** START **
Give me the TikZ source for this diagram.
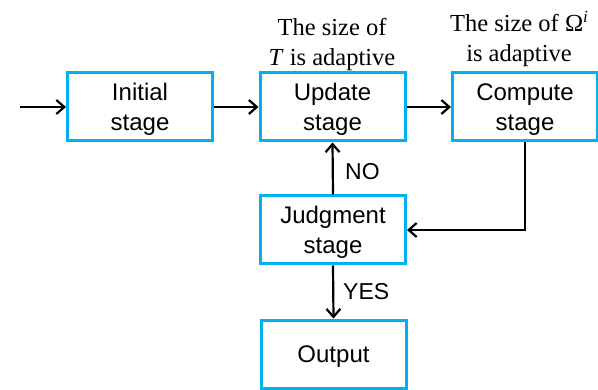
\documentclass[tikz,border=0pt]{standalone}
\usepackage{fontspec}
\setmainfont{Liberation Serif}
\newfontfamily\boxfont{Liberation Sans}
\usetikzlibrary{arrows.meta,positioning}
\definecolor{stageblue}{RGB}{0,176,240}
\tikzset{
  stagebox/.style={draw=stageblue, line width=3pt, minimum width=145pt, minimum height=68pt,
    inner sep=0pt, text depth=0pt, align=center, font=\boxfont\fontsize{24pt}{30pt}\selectfont},
  flow/.style={line width=2.2pt, -{Straight Barb[length=8pt,width=14pt,line width=2.2pt]}},
  note/.style={align=center, inner sep=0pt, font=\fontsize{24.5pt}{30pt}\selectfont},
  tag/.style={inner sep=0pt, anchor=west, font=\boxfont\fontsize{23pt}{26pt}\selectfont}
}
\begin{document}
\begin{tikzpicture}[x=1pt,y=1pt]
\useasboundingbox (0,0) rectangle (598,389);
% stages
\node[stagebox] (init) at (140,282) {Initial\\stage};
\node[stagebox] (upd)  at (332.5,282) {Update\\stage};
\node[stagebox] (comp) at (525,282) {Compute\\stage};
\node[stagebox] (judge) at (333,159) {Judgment\\stage};
\node[stagebox] (out) at (333.5,35) {Output};
% notes above the update and compute stages
\node[note] (noteT) at (332,345) {The size of\\\textit{T} is adaptive};
\node[note] (noteO) at (519,350) {The size of \char"03A9\raisebox{9pt}{\fontsize{17pt}{17pt}\selectfont\textit{i}}\\is adaptive};
% connectors
\coordinate (start) at (20,282);
\draw[flow] (start) -- (init.west);
\draw[flow] (init.east) -- (upd.west);
\draw[flow] (upd.east) -- (comp.west);
\draw[flow] (comp.south) |- (judge.east);
\draw[flow] (judge.north) -- (upd.south);
\draw[flow] (judge.south) -- (out.north);
% branch labels
\node[tag] (no) at (345,217) {NO};
\node[tag] (yes) at (343,97) {YES};
\end{tikzpicture}
\end{document}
** END **
» Directions:
Quote in full the listing given above; the images are to be left out.

» Task answer:
Give me the TikZ source for this diagram.
\documentclass[tikz,border=0pt]{standalone}
\usepackage{fontspec}
\setmainfont{Liberation Serif}
\newfontfamily\boxfont{Liberation Sans}
\usetikzlibrary{arrows.meta,positioning}
\definecolor{stageblue}{RGB}{0,176,240}
\tikzset{
  stagebox/.style={draw=stageblue, line width=3pt, minimum width=145pt, minimum height=68pt,
    inner sep=0pt, text depth=0pt, align=center, font=\boxfont\fontsize{24pt}{30pt}\selectfont},
  flow/.style={line width=2.2pt, -{Straight Barb[length=8pt,width=14pt,line width=2.2pt]}},
  note/.style={align=center, inner sep=0pt, font=\fontsize{24.5pt}{30pt}\selectfont},
  tag/.style={inner sep=0pt, anchor=west, font=\boxfont\fontsize{23pt}{26pt}\selectfont}
}
\begin{document}
\begin{tikzpicture}[x=1pt,y=1pt]
\useasboundingbox (0,0) rectangle (598,389);
% stages
\node[stagebox] (init) at (140,282) {Initial\\stage};
\node[stagebox] (upd)  at (332.5,282) {Update\\stage};
\node[stagebox] (comp) at (525,282) {Compute\\stage};
\node[stagebox] (judge) at (333,159) {Judgment\\stage};
\node[stagebox] (out) at (333.5,35) {Output};
% notes above the update and compute stages
\node[note] (noteT) at (332,345) {The size of\\\textit{T} is adaptive};
\node[note] (noteO) at (519,350) {The size of \char"03A9\raisebox{9pt}{\fontsize{17pt}{17pt}\selectfont\textit{i}}\\is adaptive};
% connectors
\coordinate (start) at (20,282);
\draw[flow] (start) -- (init.west);
\draw[flow] (init.east) -- (upd.west);
\draw[flow] (upd.east) -- (comp.west);
\draw[flow] (comp.south) |- (judge.east);
\draw[flow] (judge.north) -- (upd.south);
\draw[flow] (judge.south) -- (out.north);
% branch labels
\node[tag] (no) at (345,217) {NO};
\node[tag] (yes) at (343,97) {YES};
\end{tikzpicture}
\end{document}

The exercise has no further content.